International career
- Years: Team / Apps / (Points)
- 1974-1978: Wales / 19 / (8)
- 1977: British & Irish Lions / 3 / (0)

WRU Director (head) of Rugby
- In office 1996–2004
- Preceded by: Position established
- Succeeded by: Joe Lydon

President of the Welsh Rugby Union
- Incumbent
- Assumed office 2023
- Preceded by: Gerald Davies

Personal details
- Profession: Schoolmaster

= Terry Cobner =

British Lions & Wales international rugby union footballer

Terence John Cobner (born 10 January 1946) is a former Welsh international rugby union player and British Lion.

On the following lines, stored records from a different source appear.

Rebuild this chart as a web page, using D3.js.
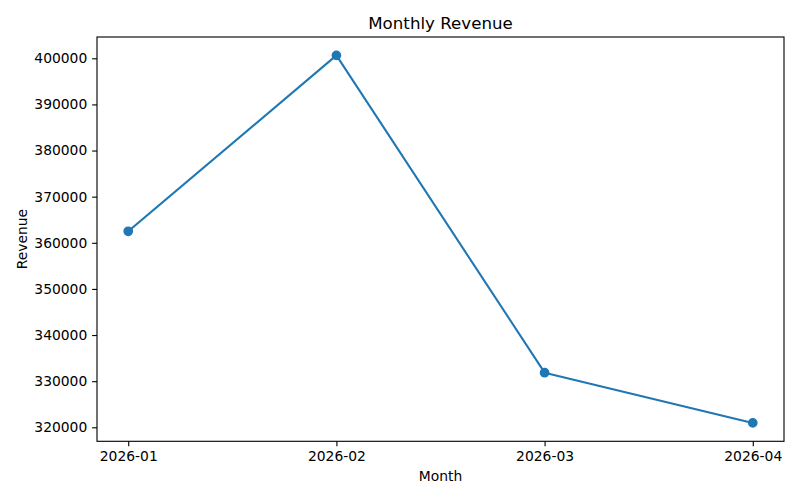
<!DOCTYPE html>
<html>
<head>
<meta charset="utf-8">
<script src="https://cdn.jsdelivr.net/npm/d3@7"></script>
<style>
  body { margin: 0; background: white; }
  svg { display: block; }
  svg text { font-family: 'DejaVu Sans', sans-serif; fill: black; }
</style>
</head>
<body>
<svg id="revenue"></svg>
<script>
// chart data
let months = ['2026-01', '2026-02', '2026-03', '2026-04']
let revenue = [362490, 400630, 331840, 320950]
let yTicks = [320000, 330000, 340000, 350000, 360000, 370000, 380000, 390000, 400000]

// matplotlib-like sizes at 100 dpi
let pt = 100 / 72
let outerWidth = 800
let outerHeight = 500
let margins = { top: 37, bottom: 58.7, left: 97, right: 16 }
let innerWidth = outerWidth - margins.left - margins.right
let innerHeight = outerHeight - margins.top - margins.bottom
let blue = '#1f77b4'

let svg = d3
  .select('svg#revenue')
  .attr('width', outerWidth)
  .attr('height', outerHeight)

let inner = svg
  .append('g')
  .attr('transform', 'translate(' + margins.left + ',' + margins.top + ')')

// x is categorical, 5% margin on each side like matplotlib
let xScale = d3
  .scalePoint()
  .domain(months)
  .range([0, innerWidth])
  .padding(0.15)

// y domain padded by 5% of the data span
let yMin = d3.min(revenue)
let yMax = d3.max(revenue)
let span = yMax - yMin
let yScale = d3
  .scaleLinear()
  .domain([yMin - 0.05 * span, yMax + 0.05 * span])
  .range([innerHeight, 0])

let xAxis = d3
  .axisBottom(xScale)
  .tickSize(3.5 * pt)
  .tickPadding(3.5 * pt)
let yAxis = d3
  .axisLeft(yScale)
  .tickValues(yTicks)
  .tickFormat(d3.format('d'))
  .tickSize(3.5 * pt)
  .tickPadding(3.5 * pt)

let gx = inner
  .append('g')
  .attr('class', 'x axis')
  .attr('transform', 'translate(0,' + innerHeight + ')')
  .call(xAxis)

let gy = inner
  .append('g')
  .attr('class', 'y axis')
  .call(yAxis)

for (let g of [gx, gy]) {
  g.select('.domain').remove()
  g.selectAll('.tick line').attr('stroke', 'black').attr('stroke-width', 0.8 * pt)
  g.selectAll('.tick text')
    .style('font-size', 10 * pt + 'px')
    .style('font-family', "'DejaVu Sans', sans-serif")
    .attr('fill', 'black')
}

// line and markers
let line = d3
  .line()
  .x((d, i) => xScale(months[i]))
  .y(d => yScale(d))

inner
  .append('path')
  .datum(revenue)
  .attr('d', line)
  .attr('fill', 'none')
  .attr('stroke', blue)
  .attr('stroke-width', 1.5 * pt)
  .attr('stroke-linejoin', 'round')
  .attr('stroke-linecap', 'square')

// marker: 6pt wide plus a 1pt edge
inner
  .selectAll('circle')
  .data(revenue)
  .join('circle')
  .attr('cx', (d, i) => xScale(months[i]))
  .attr('cy', d => yScale(d))
  .attr('r', 3 * pt)
  .attr('fill', blue)
  .attr('stroke', blue)
  .attr('stroke-width', 1 * pt)

// frame around plotting region
inner
  .append('rect')
  .attr('width', innerWidth)
  .attr('height', innerHeight)
  .attr('fill', 'none')
  .attr('stroke', 'black')
  .attr('stroke-width', 0.8 * pt)

// title and axis labels
svg
  .append('text')
  .attr('x', margins.left + innerWidth / 2)
  .attr('y', margins.top - 8.5)
  .attr('text-anchor', 'middle')
  .style('font-size', 12 * pt + 'px')
  .text('Monthly Revenue')

svg
  .append('text')
  .attr('x', margins.left + innerWidth / 2)
  .attr('y', 481)
  .attr('text-anchor', 'middle')
  .style('font-size', 10 * pt + 'px')
  .text('Month')

svg
  .append('text')
  .attr('text-anchor', 'middle')
  .attr('transform', `translate(27, ${margins.top + innerHeight / 2}) rotate(-90)`)
  .style('font-size', 10 * pt + 'px')
  .text('Revenue')
</script>
</body>
</html>
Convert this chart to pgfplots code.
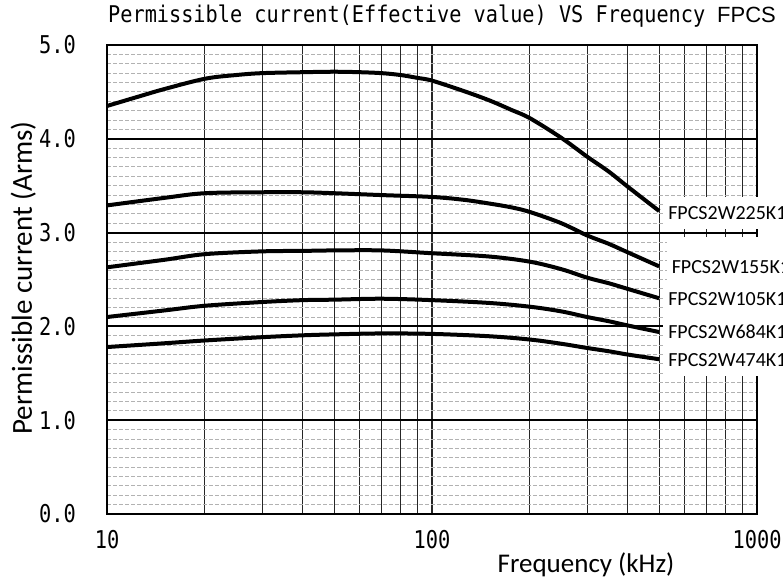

After his rugby playing career, Cobner became director of rugby for Wales' WRU in 1996, and President of the WRU as of 2023. He was born in Blaenavon, Monmouthshire and lives in Pontypool.

== Welsh international and British Lion ==
A back row forward, or flanker, he scored a try on his debut against Scotland in 1974 at the age of 28, and went on to gain a total of 19 caps for Wales and score a total of two tries, the second coming against France in 1975. A born leader, he captained Wales in the non-cap international against Argentina in 1976 and was Wales tour Captain to Australia in 1978. He was Welsh player of the year in 1974 and 1978. Unlucky not to be picked for the British Lions in 1974 he toured with the British Lions in 1977 to New Zealand where he played in three of the four tests, and virtually took over as captain of the tour from Phil Bennett in its latter stages and became the unofficial forwards coach.

== Pontypool captain for ten years ==
He played his club rugby for Pontypool RFC, making his debut at Cheltenham on 13 April 1968. He was top try scorer in 1969/70 with 12 and Player of the Year in 1970–1. He captained the club for a record 10 seasons (from 1969 to 1979), scoring 118 trys in 419 appearances, and making his final appearance at Abertillery in October 1981. He was one of Pontypool's greatest ever players.

== WRU President==
Cobner came out of an almost 20 year retirement and was appointed the position of Welsh Rugby Union President as of October 2023, he replaced Gerald Davies as the 51st president. He previously held the position of Wales' WRU first ever director of rugby between 1996 and 2004 before retiring early.